*DIRECTION*.
Read the data and repeat all of it exactly.

____

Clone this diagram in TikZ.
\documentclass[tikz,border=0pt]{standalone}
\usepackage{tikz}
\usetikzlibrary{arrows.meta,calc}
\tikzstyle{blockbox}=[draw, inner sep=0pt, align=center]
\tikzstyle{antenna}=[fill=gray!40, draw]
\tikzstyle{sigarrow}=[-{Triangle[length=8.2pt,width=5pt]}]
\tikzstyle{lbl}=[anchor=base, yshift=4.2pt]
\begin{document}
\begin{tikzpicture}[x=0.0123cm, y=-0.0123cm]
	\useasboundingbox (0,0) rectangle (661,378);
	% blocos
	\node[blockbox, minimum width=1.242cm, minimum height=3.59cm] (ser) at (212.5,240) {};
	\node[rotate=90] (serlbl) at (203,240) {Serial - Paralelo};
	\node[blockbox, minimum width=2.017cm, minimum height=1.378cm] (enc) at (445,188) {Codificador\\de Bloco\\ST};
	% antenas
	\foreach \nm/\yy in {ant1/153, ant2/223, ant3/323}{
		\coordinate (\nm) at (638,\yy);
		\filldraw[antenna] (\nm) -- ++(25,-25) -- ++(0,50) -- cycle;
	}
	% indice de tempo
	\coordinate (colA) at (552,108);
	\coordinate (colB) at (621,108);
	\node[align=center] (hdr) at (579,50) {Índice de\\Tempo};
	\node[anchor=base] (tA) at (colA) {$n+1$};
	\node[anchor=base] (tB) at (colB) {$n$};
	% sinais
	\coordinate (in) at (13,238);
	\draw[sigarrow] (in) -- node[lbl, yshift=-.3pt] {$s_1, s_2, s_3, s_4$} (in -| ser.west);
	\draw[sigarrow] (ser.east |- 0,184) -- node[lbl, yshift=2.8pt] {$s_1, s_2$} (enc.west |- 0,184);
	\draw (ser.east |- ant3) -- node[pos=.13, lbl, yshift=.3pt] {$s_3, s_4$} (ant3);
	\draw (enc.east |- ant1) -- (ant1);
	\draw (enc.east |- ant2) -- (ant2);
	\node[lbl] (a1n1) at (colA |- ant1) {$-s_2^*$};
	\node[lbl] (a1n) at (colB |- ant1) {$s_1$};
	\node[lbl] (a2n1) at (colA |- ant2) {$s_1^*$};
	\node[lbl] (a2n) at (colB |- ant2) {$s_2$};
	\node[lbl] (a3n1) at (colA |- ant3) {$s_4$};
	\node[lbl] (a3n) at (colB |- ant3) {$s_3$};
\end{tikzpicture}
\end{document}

____

*TASK OUTPUT*.
Clone this diagram in TikZ.
\documentclass[tikz,border=0pt]{standalone}
\usepackage{tikz}
\usetikzlibrary{arrows.meta,calc}
\tikzstyle{blockbox}=[draw, inner sep=0pt, align=center]
\tikzstyle{antenna}=[fill=gray!40, draw]
\tikzstyle{sigarrow}=[-{Triangle[length=8.2pt,width=5pt]}]
\tikzstyle{lbl}=[anchor=base, yshift=4.2pt]
\begin{document}
\begin{tikzpicture}[x=0.0123cm, y=-0.0123cm]
	\useasboundingbox (0,0) rectangle (661,378);
	% blocos
	\node[blockbox, minimum width=1.242cm, minimum height=3.59cm] (ser) at (212.5,240) {};
	\node[rotate=90] (serlbl) at (203,240) {Serial - Paralelo};
	\node[blockbox, minimum width=2.017cm, minimum height=1.378cm] (enc) at (445,188) {Codificador\\de Bloco\\ST};
	% antenas
	\foreach \nm/\yy in {ant1/153, ant2/223, ant3/323}{
		\coordinate (\nm) at (638,\yy);
		\filldraw[antenna] (\nm) -- ++(25,-25) -- ++(0,50) -- cycle;
	}
	% indice de tempo
	\coordinate (colA) at (552,108);
	\coordinate (colB) at (621,108);
	\node[align=center] (hdr) at (579,50) {Índice de\\Tempo};
	\node[anchor=base] (tA) at (colA) {$n+1$};
	\node[anchor=base] (tB) at (colB) {$n$};
	% sinais
	\coordinate (in) at (13,238);
	\draw[sigarrow] (in) -- node[lbl, yshift=-.3pt] {$s_1, s_2, s_3, s_4$} (in -| ser.west);
	\draw[sigarrow] (ser.east |- 0,184) -- node[lbl, yshift=2.8pt] {$s_1, s_2$} (enc.west |- 0,184);
	\draw (ser.east |- ant3) -- node[pos=.13, lbl, yshift=.3pt] {$s_3, s_4$} (ant3);
	\draw (enc.east |- ant1) -- (ant1);
	\draw (enc.east |- ant2) -- (ant2);
	\node[lbl] (a1n1) at (colA |- ant1) {$-s_2^*$};
	\node[lbl] (a1n) at (colB |- ant1) {$s_1$};
	\node[lbl] (a2n1) at (colA |- ant2) {$s_1^*$};
	\node[lbl] (a2n) at (colB |- ant2) {$s_2$};
	\node[lbl] (a3n1) at (colA |- ant3) {$s_4$};
	\node[lbl] (a3n) at (colB |- ant3) {$s_3$};
\end{tikzpicture}
\end{document}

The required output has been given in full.